* TASK GOAL:
Will you output the lines between the ones holding "What matplotlib code" and "maltitol_ti = [5.0, 5.0, 5.52, 5.83, 6.34, 6.03, 5.92]", inclusive, exactly as they stand, and only those lines, with the pictures left out?
******************************
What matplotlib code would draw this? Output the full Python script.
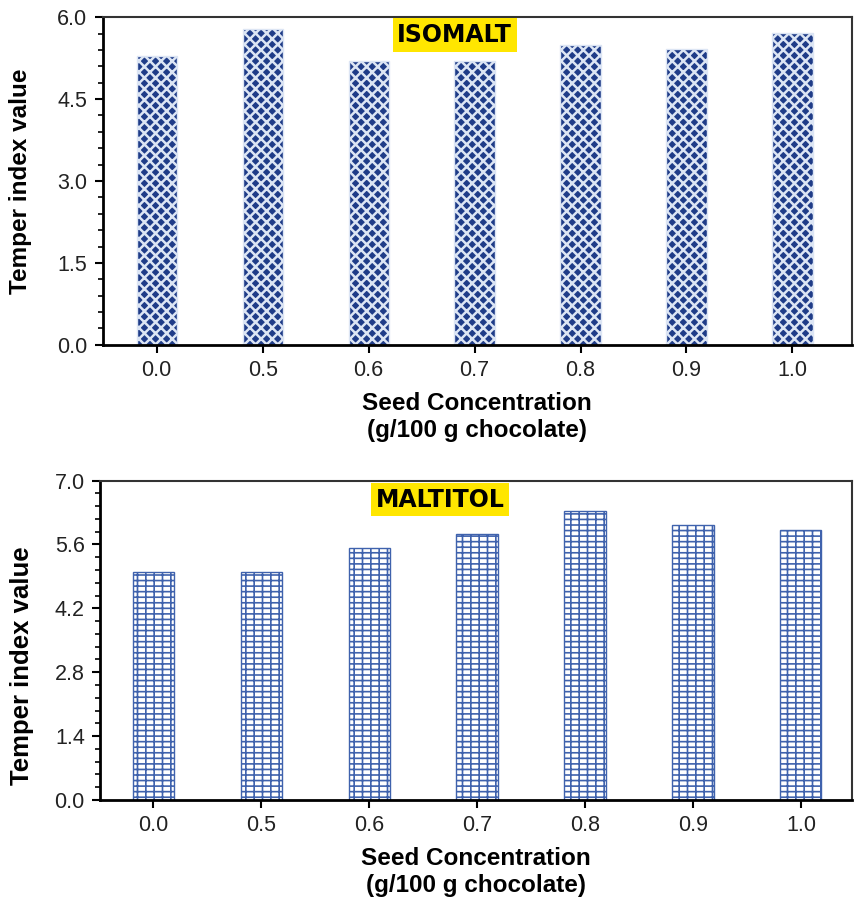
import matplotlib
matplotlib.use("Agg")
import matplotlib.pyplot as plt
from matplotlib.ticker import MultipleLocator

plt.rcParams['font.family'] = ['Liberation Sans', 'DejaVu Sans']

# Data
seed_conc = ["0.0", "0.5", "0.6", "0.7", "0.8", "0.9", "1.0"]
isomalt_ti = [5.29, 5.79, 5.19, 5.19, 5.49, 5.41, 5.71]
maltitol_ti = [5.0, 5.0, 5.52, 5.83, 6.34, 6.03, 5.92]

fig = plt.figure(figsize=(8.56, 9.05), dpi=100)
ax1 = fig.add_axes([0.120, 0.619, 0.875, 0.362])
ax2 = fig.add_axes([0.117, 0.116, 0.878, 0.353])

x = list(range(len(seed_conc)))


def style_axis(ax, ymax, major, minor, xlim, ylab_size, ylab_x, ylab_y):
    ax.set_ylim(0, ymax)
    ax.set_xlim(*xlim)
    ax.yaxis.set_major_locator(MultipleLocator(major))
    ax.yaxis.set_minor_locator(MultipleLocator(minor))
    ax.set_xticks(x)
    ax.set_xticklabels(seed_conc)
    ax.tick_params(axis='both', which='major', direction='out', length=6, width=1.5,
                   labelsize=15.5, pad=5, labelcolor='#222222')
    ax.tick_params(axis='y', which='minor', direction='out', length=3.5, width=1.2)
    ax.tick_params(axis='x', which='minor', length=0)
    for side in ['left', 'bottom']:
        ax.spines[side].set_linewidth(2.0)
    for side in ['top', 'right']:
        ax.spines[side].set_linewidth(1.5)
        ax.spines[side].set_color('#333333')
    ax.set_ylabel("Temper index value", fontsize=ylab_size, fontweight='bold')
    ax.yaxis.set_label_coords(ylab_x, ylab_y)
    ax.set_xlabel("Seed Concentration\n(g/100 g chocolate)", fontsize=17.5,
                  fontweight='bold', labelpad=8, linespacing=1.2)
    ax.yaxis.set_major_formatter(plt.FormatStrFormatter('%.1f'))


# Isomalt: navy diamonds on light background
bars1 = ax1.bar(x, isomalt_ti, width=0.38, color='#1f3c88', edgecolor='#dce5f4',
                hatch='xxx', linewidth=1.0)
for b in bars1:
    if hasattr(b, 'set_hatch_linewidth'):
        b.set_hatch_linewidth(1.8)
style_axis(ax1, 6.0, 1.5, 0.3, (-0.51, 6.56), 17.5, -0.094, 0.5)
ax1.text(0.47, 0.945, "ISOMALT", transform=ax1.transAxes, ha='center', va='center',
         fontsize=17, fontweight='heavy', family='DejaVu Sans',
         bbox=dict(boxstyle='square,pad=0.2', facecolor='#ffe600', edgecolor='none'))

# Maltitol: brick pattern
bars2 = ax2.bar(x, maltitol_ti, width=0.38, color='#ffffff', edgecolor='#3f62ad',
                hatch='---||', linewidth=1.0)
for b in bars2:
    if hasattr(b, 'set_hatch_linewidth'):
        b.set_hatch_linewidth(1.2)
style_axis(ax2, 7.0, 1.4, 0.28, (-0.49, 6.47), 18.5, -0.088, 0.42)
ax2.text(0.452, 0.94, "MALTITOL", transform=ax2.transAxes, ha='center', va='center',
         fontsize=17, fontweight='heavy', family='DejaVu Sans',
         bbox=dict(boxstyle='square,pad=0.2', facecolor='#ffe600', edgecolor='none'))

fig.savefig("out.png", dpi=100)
******************************
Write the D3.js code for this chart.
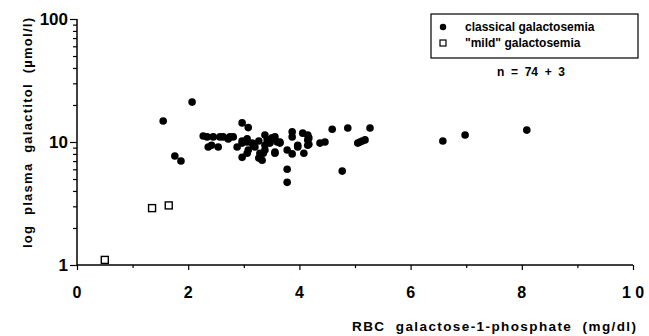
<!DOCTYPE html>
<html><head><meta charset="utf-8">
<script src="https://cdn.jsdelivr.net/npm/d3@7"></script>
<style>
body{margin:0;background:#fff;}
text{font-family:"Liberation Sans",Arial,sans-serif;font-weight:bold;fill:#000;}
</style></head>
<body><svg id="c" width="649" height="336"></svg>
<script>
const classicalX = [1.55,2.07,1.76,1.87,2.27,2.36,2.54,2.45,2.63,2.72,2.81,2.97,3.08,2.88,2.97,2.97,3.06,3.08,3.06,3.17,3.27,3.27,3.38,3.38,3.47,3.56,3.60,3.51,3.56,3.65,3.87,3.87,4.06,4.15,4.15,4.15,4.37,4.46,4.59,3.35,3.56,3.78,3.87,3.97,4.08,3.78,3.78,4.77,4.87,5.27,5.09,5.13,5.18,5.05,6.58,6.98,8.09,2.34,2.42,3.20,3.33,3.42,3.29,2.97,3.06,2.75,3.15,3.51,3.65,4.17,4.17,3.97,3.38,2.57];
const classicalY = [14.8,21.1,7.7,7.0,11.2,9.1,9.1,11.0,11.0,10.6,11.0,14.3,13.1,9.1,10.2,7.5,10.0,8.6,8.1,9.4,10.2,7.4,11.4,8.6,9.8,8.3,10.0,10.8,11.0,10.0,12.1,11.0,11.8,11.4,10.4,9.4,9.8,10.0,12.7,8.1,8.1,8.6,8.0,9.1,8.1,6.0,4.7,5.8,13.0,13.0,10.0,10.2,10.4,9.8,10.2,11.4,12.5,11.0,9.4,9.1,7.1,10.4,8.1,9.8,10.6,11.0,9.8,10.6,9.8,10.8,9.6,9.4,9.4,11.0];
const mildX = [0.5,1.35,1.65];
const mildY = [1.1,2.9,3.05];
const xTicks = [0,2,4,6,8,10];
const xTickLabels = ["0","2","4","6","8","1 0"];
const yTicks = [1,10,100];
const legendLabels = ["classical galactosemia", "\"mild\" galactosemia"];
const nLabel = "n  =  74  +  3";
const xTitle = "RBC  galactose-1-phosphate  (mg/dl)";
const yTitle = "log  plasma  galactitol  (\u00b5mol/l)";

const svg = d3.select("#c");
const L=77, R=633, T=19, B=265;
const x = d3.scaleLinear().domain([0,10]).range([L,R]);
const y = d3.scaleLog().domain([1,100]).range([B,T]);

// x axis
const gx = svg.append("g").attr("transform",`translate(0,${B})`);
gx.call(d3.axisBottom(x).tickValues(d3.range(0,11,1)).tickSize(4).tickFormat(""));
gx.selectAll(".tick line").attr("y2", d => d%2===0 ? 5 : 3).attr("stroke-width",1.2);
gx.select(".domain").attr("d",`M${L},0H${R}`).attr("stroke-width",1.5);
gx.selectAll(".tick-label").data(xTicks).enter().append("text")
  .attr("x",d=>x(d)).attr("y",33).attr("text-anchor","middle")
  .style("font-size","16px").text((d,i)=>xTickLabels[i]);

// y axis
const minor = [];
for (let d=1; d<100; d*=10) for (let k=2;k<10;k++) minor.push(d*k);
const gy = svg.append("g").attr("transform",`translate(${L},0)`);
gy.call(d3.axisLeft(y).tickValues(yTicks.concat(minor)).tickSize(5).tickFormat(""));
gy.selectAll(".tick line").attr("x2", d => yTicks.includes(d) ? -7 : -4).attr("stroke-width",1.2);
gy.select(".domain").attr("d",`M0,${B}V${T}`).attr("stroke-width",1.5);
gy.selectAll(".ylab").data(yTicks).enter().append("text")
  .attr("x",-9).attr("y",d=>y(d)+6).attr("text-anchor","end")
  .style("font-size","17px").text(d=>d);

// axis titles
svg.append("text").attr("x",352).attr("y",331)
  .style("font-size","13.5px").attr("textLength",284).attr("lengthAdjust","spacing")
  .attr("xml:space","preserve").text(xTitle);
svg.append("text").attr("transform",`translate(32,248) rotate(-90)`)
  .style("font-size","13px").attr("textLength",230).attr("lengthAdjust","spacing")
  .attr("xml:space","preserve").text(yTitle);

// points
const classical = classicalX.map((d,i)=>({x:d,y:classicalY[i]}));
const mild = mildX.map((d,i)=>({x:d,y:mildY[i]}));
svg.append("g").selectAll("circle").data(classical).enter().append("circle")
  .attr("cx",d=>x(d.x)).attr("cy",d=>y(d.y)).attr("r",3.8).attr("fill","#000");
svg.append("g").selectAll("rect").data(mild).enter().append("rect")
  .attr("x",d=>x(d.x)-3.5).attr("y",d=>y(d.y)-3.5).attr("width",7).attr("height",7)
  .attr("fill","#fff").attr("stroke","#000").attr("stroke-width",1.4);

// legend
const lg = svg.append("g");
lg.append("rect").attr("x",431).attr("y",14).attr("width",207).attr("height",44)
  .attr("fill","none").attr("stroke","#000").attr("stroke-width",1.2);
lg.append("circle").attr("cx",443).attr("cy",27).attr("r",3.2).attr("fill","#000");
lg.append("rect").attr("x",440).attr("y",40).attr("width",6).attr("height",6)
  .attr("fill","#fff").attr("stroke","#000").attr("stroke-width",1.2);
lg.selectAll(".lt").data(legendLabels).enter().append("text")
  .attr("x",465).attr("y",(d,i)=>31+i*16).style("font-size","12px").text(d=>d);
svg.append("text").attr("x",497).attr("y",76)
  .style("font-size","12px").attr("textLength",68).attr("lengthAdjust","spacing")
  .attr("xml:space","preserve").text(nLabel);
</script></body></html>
******************************
* FULL RESPONSE:
What matplotlib code would draw this? Output the full Python script.
import matplotlib
matplotlib.use("Agg")
import matplotlib.pyplot as plt
from matplotlib.ticker import MultipleLocator

plt.rcParams['font.family'] = ['Liberation Sans', 'DejaVu Sans']

# Data
seed_conc = ["0.0", "0.5", "0.6", "0.7", "0.8", "0.9", "1.0"]
isomalt_ti = [5.29, 5.79, 5.19, 5.19, 5.49, 5.41, 5.71]
maltitol_ti = [5.0, 5.0, 5.52, 5.83, 6.34, 6.03, 5.92]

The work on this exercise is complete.